Modern Abaco is laid back, a mixture of deep poverty in the shantytowns of recent Haitian migrants, and local pockets of prosperity bought about by the huge amount of money made and retained in the 1970’s when Abaco was a major staging post for South American cocaine transport to the US as well as the tourist infrastructural development. The people are polite and welcoming but the taxis are exorbitant. The only other place that comes close to the cost of taxis in proportion to the per capita income would be another island, Sicily. It reflects the enormous historical power the Taxi unions in the Bahamas wield because of their 1958 strike, which precipitated the beginning and ultimate achievement of Bahamian independence.

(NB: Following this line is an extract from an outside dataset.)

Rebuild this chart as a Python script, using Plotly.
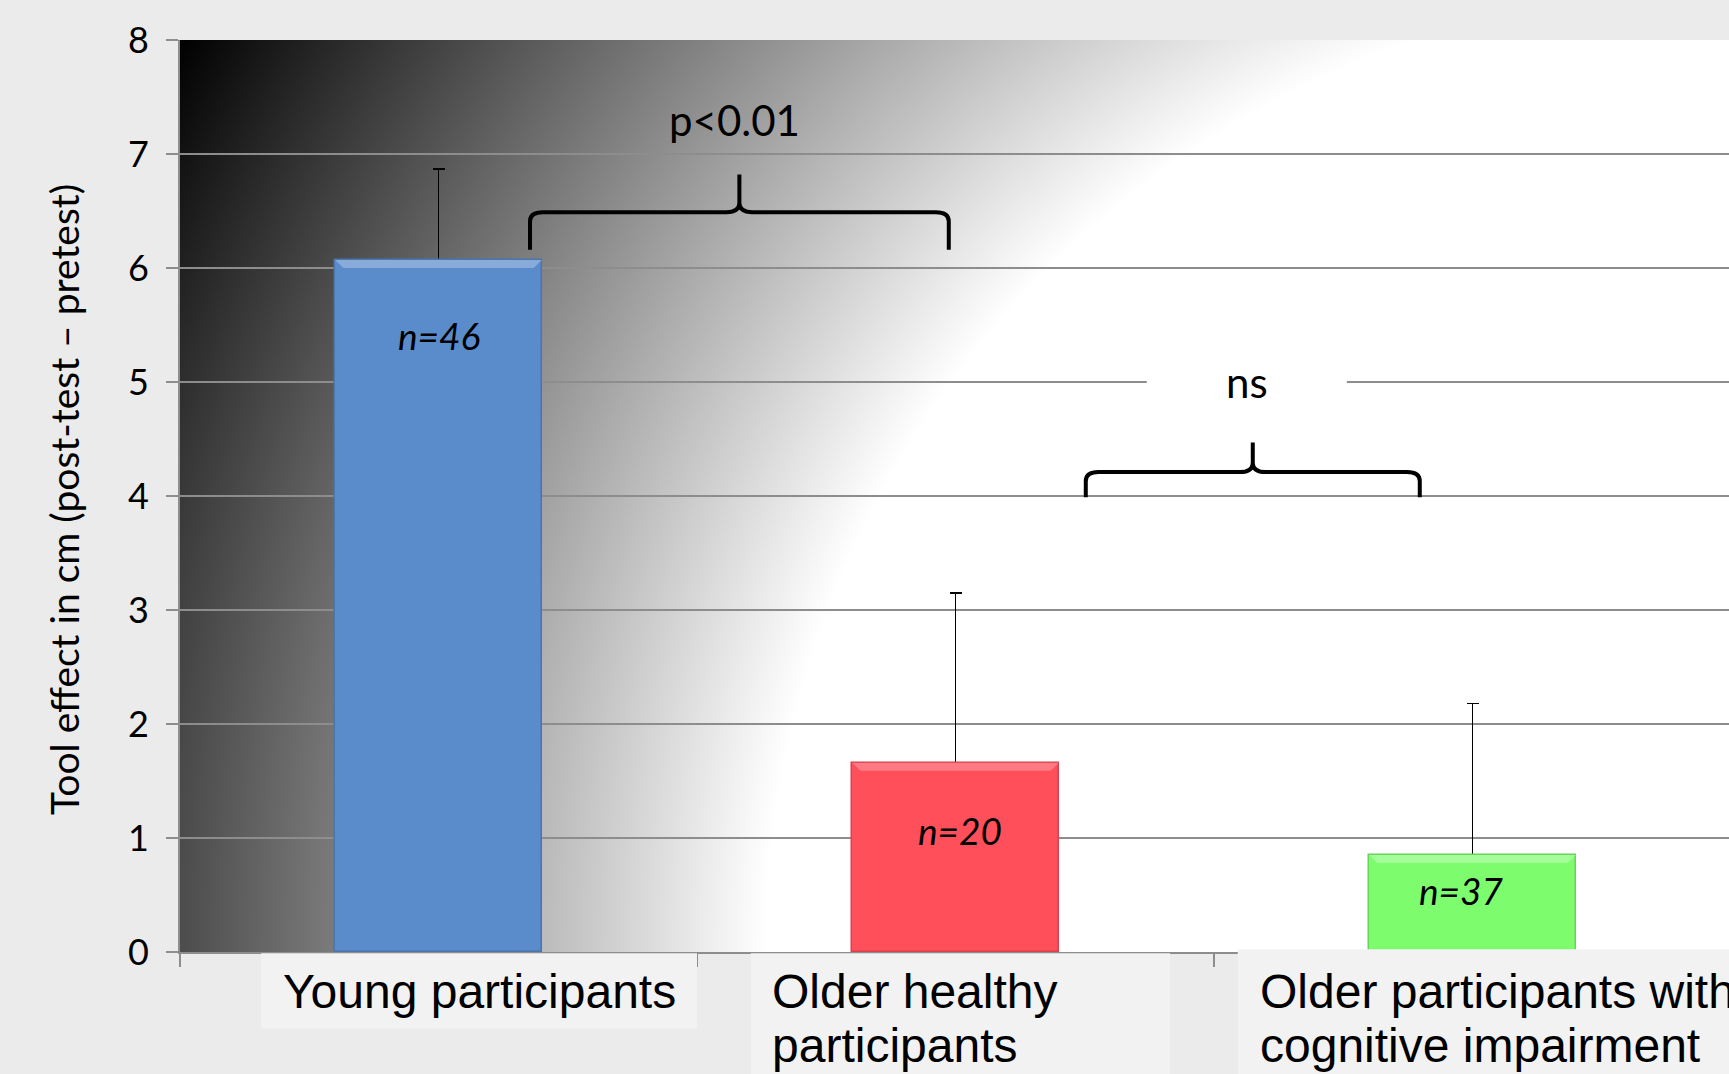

And back to Anne Bonny and the gynaecological connection! As I settled in the swing chair, waiting (pleading!) for dinner, I stared southwest towards Nassau and thought of her. Supposingly from my home county of Cork she became the mistress of a notorious pirate John "Calico Jack" Rackham, the designer of the ‘Jolly Roger’ flag of popular renown, until captured with another female pirate Mary Read with Rackham off Jamaica in 1720. Tried and found guilty they were both sentenced to be hung with the remainder of the crew until at that point of sentencing they suddenly pleaded with their bellies’ i.e that they were both pregnant. Under common law, following an inspection by matrons, if proven this allowed a reprieve of the intended sentence until the pregnancy was over. Mary Reed died in prison but Ann Bonny disappeared or was ransomed by her wealthy father never to be a pirate again.

Anne Bonny and Mary Read

(The Oxford Dictionary of National Biography states that "Evidence provided by the descendants of Anne Bonny suggests that her father managed to secure her release from jail and bring her back to Charles Town, South Carolina, where she gave birth to Rackham's second child. On December 21, 1721 she married a local man, Joseph Burleigh, and they had eight children. She died in South Carolina, a respectable woman, at the age of eighty-two and was buried on April 25, 1782.")

In 1931 the Sentence of Death (Expectant Mothers) Act 1931 was enacted. Pregnant women were no longer to be hanged after giving birth and were given penal servitude instead. (Mary Ann Cotton became the last to suffer at Durham Castle on the 24th of March 1873, her baby being taken from her before execution).

Looking Southwest towards Nassau from 'the Chair'

Get to Abaco before you expire. Plead with your belly if you have to!